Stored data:
»»

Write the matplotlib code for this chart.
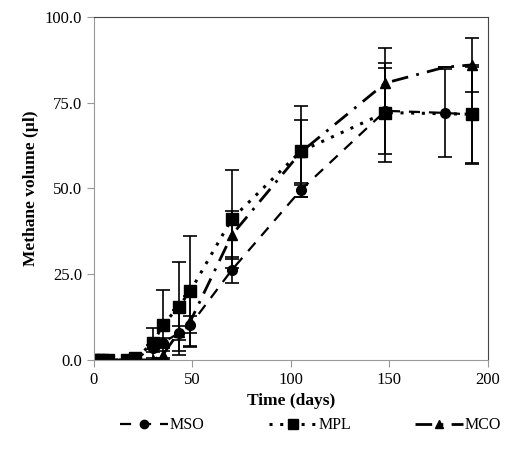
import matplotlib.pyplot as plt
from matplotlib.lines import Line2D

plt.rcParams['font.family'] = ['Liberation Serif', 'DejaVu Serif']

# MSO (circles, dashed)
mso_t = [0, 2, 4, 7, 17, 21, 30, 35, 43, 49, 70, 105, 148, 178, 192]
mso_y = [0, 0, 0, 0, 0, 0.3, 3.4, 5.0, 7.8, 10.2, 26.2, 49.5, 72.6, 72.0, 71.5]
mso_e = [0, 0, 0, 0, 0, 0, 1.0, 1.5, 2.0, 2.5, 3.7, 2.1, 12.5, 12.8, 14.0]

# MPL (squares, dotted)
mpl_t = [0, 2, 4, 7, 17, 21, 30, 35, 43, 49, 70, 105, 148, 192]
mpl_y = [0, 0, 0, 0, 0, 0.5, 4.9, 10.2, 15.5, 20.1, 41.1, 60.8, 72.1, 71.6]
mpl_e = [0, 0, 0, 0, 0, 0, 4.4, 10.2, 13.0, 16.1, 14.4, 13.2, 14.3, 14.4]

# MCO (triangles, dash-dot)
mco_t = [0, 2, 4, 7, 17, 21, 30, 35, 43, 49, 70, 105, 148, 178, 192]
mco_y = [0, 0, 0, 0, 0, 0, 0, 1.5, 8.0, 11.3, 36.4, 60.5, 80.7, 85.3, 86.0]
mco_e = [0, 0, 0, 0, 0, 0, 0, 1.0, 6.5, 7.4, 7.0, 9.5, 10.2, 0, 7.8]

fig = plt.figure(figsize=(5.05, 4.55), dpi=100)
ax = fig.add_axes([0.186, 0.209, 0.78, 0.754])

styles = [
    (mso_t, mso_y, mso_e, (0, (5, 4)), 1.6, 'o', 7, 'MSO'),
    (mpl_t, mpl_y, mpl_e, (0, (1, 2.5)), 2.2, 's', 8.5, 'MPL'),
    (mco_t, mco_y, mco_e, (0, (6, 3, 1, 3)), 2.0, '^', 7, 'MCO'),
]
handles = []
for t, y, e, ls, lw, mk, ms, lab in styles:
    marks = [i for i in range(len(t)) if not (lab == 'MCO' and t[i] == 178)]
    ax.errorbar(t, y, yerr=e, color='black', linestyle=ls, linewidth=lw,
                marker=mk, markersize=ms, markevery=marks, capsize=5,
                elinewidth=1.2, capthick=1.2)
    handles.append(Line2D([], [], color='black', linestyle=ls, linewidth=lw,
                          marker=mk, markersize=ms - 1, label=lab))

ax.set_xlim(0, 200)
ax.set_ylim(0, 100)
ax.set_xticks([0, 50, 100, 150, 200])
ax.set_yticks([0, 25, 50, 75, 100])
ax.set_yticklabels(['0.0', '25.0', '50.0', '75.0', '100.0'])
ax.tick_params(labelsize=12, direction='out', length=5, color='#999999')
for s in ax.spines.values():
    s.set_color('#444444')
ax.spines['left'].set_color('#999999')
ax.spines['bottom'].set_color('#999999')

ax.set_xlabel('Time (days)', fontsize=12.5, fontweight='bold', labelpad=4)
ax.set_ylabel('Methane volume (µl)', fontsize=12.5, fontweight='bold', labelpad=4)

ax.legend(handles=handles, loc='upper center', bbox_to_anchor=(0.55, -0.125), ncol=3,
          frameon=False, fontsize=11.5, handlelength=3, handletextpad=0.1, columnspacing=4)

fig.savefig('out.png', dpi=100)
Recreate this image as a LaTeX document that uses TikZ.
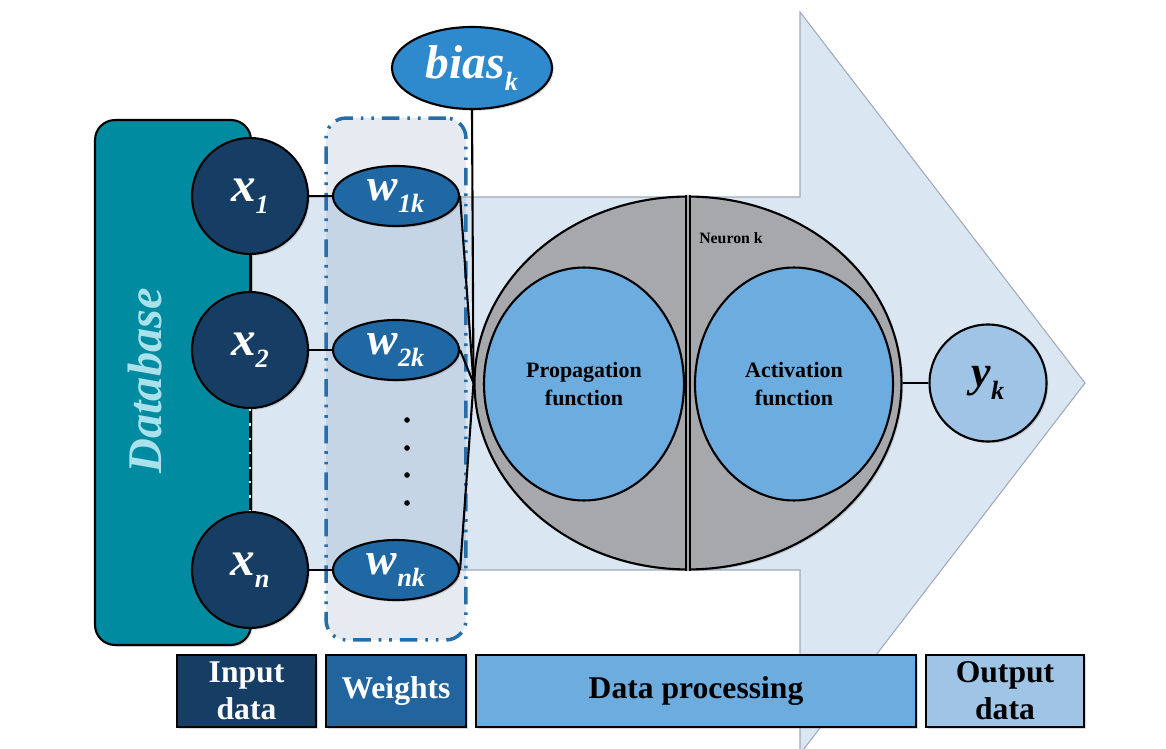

««

Exercise goal => Take the lines from the start of the material to the line with "12.5, 12.8, 14.0]", both included, and transcribe them exactly without the pictures.

Written reply =>
Write the matplotlib code for this chart.
import matplotlib.pyplot as plt
from matplotlib.lines import Line2D

plt.rcParams['font.family'] = ['Liberation Serif', 'DejaVu Serif']

# MSO (circles, dashed)
mso_t = [0, 2, 4, 7, 17, 21, 30, 35, 43, 49, 70, 105, 148, 178, 192]
mso_y = [0, 0, 0, 0, 0, 0.3, 3.4, 5.0, 7.8, 10.2, 26.2, 49.5, 72.6, 72.0, 71.5]
mso_e = [0, 0, 0, 0, 0, 0, 1.0, 1.5, 2.0, 2.5, 3.7, 2.1, 12.5, 12.8, 14.0]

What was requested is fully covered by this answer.